** Items from a dataset **
################

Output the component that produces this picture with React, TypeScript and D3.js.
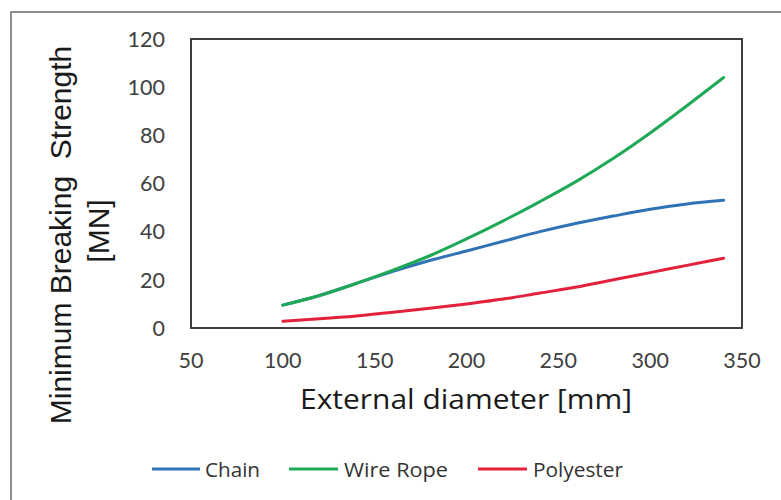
import React from "react";
import * as d3 from "d3";

const diameters = [100, 120, 140, 160, 180, 200, 220, 240, 260, 280, 300, 320, 340];
const chain = [9.5, 13.5, 18.5, 23.5, 28, 32, 36, 40, 43.5, 46.5, 49.3, 51.5, 53];
const wireRope = [9.5, 13.5, 18.5, 24, 30, 37, 44.5, 52.5, 61, 70.5, 81, 92.3, 104];
const polyester = [2.8, 3.8, 5, 6.5, 8.2, 10, 12, 14.5, 17, 20, 23, 26, 29];
const xTicks = [50, 100, 150, 200, 250, 300, 350];
const yTicks = [0, 20, 40, 60, 80, 100, 120];
const seriesNames = ["Chain", "Wire Rope", "Polyester"];
const seriesColors = ["#2F72B5", "#1FA855", "#E3213B"];

export default function App() {
  const W = 781, H = 500;
  const left = 191, right = 742, top = 39, bottom = 328;
  const x = d3.scaleLinear().domain([50, 350]).range([left, right]);
  const y = d3.scaleLinear().domain([0, 120]).range([bottom, top]);
  const allSeries = [chain, wireRope, polyester];
  const line = d3
    .line<[number, number]>()
    .x((d) => x(d[0]))
    .y((d) => y(d[1]))
    .curve(d3.curveMonotoneX);

  const legendItems = [
    { x1: 152, x2: 200, tx: 205, tl: 55 },
    { x1: 289, x2: 338, tx: 344, tl: 104 },
    { x1: 478, x2: 527, tx: 533, tl: 90 },
  ];

  return (
    <svg
      width={W}
      height={H}
      style={{ position: "absolute", left: 0, top: 0, background: "#fff" }}
    >
      <rect x={0} y={0} width={W} height={H} fill="#fff" />
      {/* outer frame */}
      <rect x={11} y={12} width={820} height={600} fill="none" stroke="#6a6a6a" strokeWidth={1.5} />
      {/* plot box */}
      <rect x={left} y={top} width={right - left} height={bottom - top} fill="#fff" stroke="#2a2a2a" strokeWidth={1.8} />
      {/* series */}
      {allSeries.map((vals, i) => (
        <path
          key={seriesNames[i]}
          d={line(diameters.map((d, j) => [d, vals[j]] as [number, number])) || ""}
          fill="none"
          stroke={seriesColors[i]}
          strokeWidth={3}
          strokeLinecap="round"
        />
      ))}
      {/* y ticks */}
      {yTicks.map((t) => (
        <text
          key={"y" + t}
          x={165}
          y={y(t)}
          dy="0.36em"
          textAnchor="end"
          fontFamily="Lato, 'Open Sans', sans-serif"
          fontSize={21.5}
          fill="#404040"
        >
          {t}
        </text>
      ))}
      {/* x ticks */}
      {xTicks.map((t) => (
        <text
          key={"x" + t}
          x={x(t)}
          y={368}
          textAnchor="middle"
          fontFamily="Lato, 'Open Sans', sans-serif"
          fontSize={21.5}
          fill="#404040"
        >
          {t}
        </text>
      ))}
      {/* x title */}
      <text
        x={466}
        y={409}
        textAnchor="middle"
        fontFamily="'Open Sans', Lato, sans-serif"
        fontSize={28}
        fill="#1a1a1a"
        textLength={332}
        lengthAdjust="spacingAndGlyphs"
      >
        External diameter [mm]
      </text>
      {/* y title */}
      <g transform="translate(71,235) rotate(-90)">
        <text
          x={0}
          y={0}
          textAnchor="middle"
          fontFamily="'Liberation Sans', Arial, sans-serif"
          fontSize={30}
          fill="#1a1a1a"
          style={{ whiteSpace: "pre" }}
        >
          {"Minimum Breaking  Strength"}
        </text>
        <text
          x={4}
          y={38}
          textAnchor="middle"
          fontFamily="'Liberation Sans', Arial, sans-serif"
          fontSize={30}
          fill="#1a1a1a"
        >
          [MN]
        </text>
      </g>
      {/* legend */}
      {legendItems.map((it, i) => (
        <g key={"lg" + i}>
          <line x1={it.x1} x2={it.x2} y1={469} y2={469} stroke={seriesColors[i]} strokeWidth={3} />
          <text
            x={it.tx}
            y={477}
            fontFamily="'Open Sans', Lato, sans-serif"
            fontSize={20}
            fill="#333"
            textLength={it.tl}
            lengthAdjust="spacingAndGlyphs"
          >
            {seriesNames[i]}
          </text>
        </g>
      ))}
    </svg>
  );
}
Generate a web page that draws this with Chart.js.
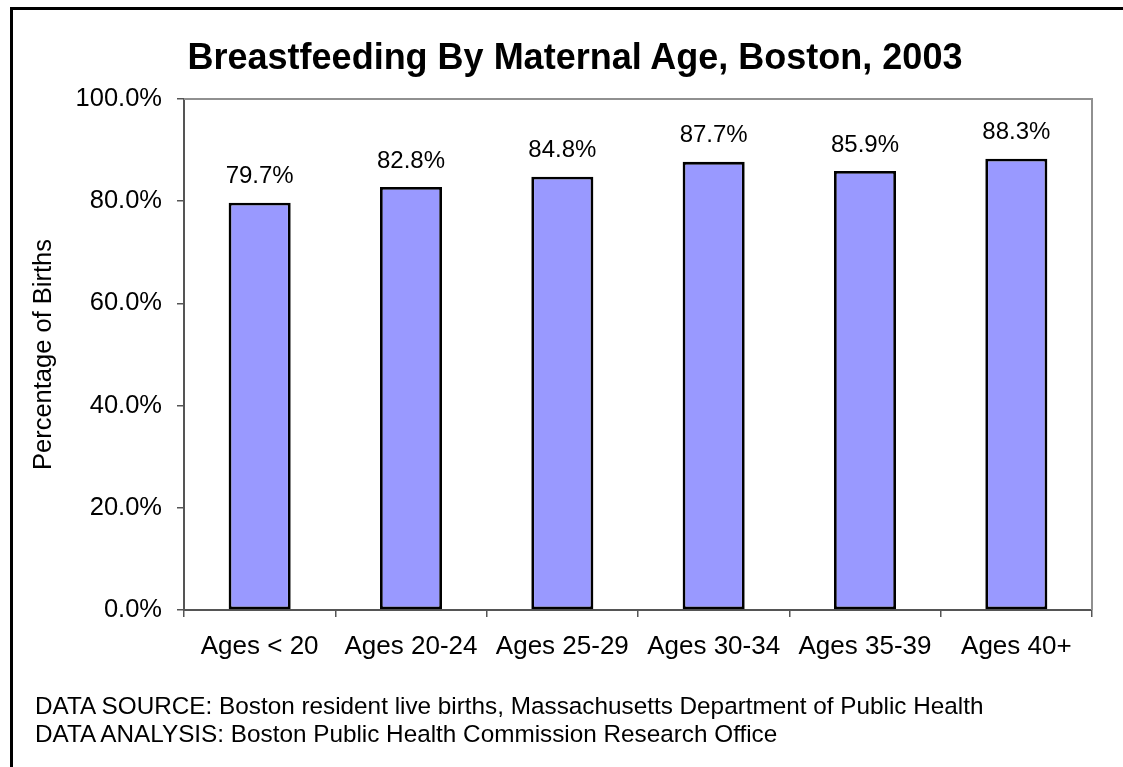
<!DOCTYPE html>
<html>
<head>
<meta charset="utf-8">
<script src="https://cdn.jsdelivr.net/npm/chart.js@4/dist/chart.umd.min.js"></script>
<style>
  html, body { margin: 0; padding: 0; background: #fff; overflow: hidden; }
  body { width: 1123px; height: 767px; position: relative; font-family: 'Liberation Sans', Arial, sans-serif; }
  #frame { position: absolute; left: 10px; top: 7px; width: 1200px; height: 900px; border: 3px solid #000; box-sizing: border-box; }
  #title { position: absolute; left: 0; top: 37px; width: 1150px; text-align: center; font-weight: bold; font-size: 36px; line-height: 40px; color: #000; }
  #notes { position: absolute; left: 35px; top: 692px; font-size: 24.3px; line-height: 28px; color: #000; white-space: nowrap; }
  #wrap { position: absolute; left: 0; top: 0; width: 1123px; height: 767px; }
</style>
</head>
<body>
<div id="frame"></div>
<div id="wrap"><canvas id="barChart" width="1123" height="767"></canvas></div>
<div id="title">Breastfeeding By Maternal Age, Boston, 2003</div>
<div id="notes">
  DATA SOURCE: Boston resident live births, Massachusetts Department of Public Health<br>
  DATA ANALYSIS: Boston Public Health Commission Research Office
</div>
<script>
// data
const ageGroups = ['Ages < 20', 'Ages 20-24', 'Ages 25-29', 'Ages 30-34', 'Ages 35-39', 'Ages 40+'];
const breastfedPct = [79.7, 82.8, 84.8, 87.7, 85.9, 88.3];
const yTicks = [0, 20, 40, 60, 80, 100];

const FONT = "'Liberation Sans', Arial, sans-serif";

// gray box round the plot area (top + right sides)
const plotFrame = {
  id: 'plotFrame',
  beforeDatasetsDraw(chart) {
    const {ctx, chartArea: a} = chart;
    ctx.save();
    ctx.strokeStyle = '#909090';
    ctx.lineWidth = 2;
    ctx.beginPath();
    ctx.moveTo(a.left, a.top);
    ctx.lineTo(a.right, a.top);
    ctx.lineTo(a.right, a.bottom);
    ctx.stroke();
    ctx.restore();
  }
};

// value labels over each bar
const barLabels = {
  id: 'barLabels',
  afterDatasetsDraw(chart) {
    const ctx = chart.ctx;
    const meta = chart.getDatasetMeta(0);
    ctx.save();
    ctx.font = '24px ' + FONT;
    ctx.fillStyle = '#000';
    ctx.textAlign = 'center';
    ctx.textBaseline = 'middle';
    meta.data.forEach((bar, i) => {
      ctx.fillText(breastfedPct[i].toFixed(1) + '%', bar.x, bar.y - 26);
    });
    ctx.restore();
  }
};

const barCtx = document.getElementById('barChart').getContext('2d');
const barChart = new Chart(barCtx, {
  type: 'bar',
  data: {
    labels: ageGroups,
    datasets: [{
      label: 'Breastfeeding',
      data: breastfedPct,
      backgroundColor: '#9999FF',
      borderColor: '#000',
      borderWidth: 2.8,
      borderSkipped: false,
      categoryPercentage: 1,
      barPercentage: 0.41
    }]
  },
  options: {
    responsive: false,
    animation: false,
    layout: {padding: {top: 99, right: 31, bottom: 0, left: 0}},
    plugins: {legend: {display: false}, tooltip: {enabled: false}},
    scales: {
      x: {
        offset: true,
        grid: {offset: true, drawOnChartArea: false, tickLength: 7, color: '#555', lineWidth: 1.5},
        border: {color: '#555', width: 2},
        ticks: {color: '#000', font: {family: FONT, size: 26}, padding: 14, maxRotation: 0},
        afterFit: (s) => { s.height = 157; }
      },
      y: {
        min: 0,
        max: 100,
        afterBuildTicks: (s) => { s.ticks = yTicks.map(v => ({value: v})); },
        grid: {drawOnChartArea: false, tickLength: 7, color: '#555', lineWidth: 1.5},
        border: {color: '#555', width: 2},
        ticks: {
          color: '#000',
          font: {family: FONT, size: 25.5},
          padding: 15,
          callback: (v) => v.toFixed(1) + '%'
        },
        title: {display: true, text: 'Percentage of Births', color: '#000', font: {family: FONT, size: 25.5}, padding: {top: 29, bottom: 0}},
        afterFit: (s) => { s.width = 184; }
      }
    }
  },
  plugins: [plotFrame, barLabels]
});
</script>
</body>
</html>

################

** Short exercise **
Would you reproduce the lines above, from the very first through the line containing "import * as", exactly and without the pictures?

** Completed task **
Output the component that produces this picture with React, TypeScript and D3.js.
import React from "react";
import * as d3 from "d3";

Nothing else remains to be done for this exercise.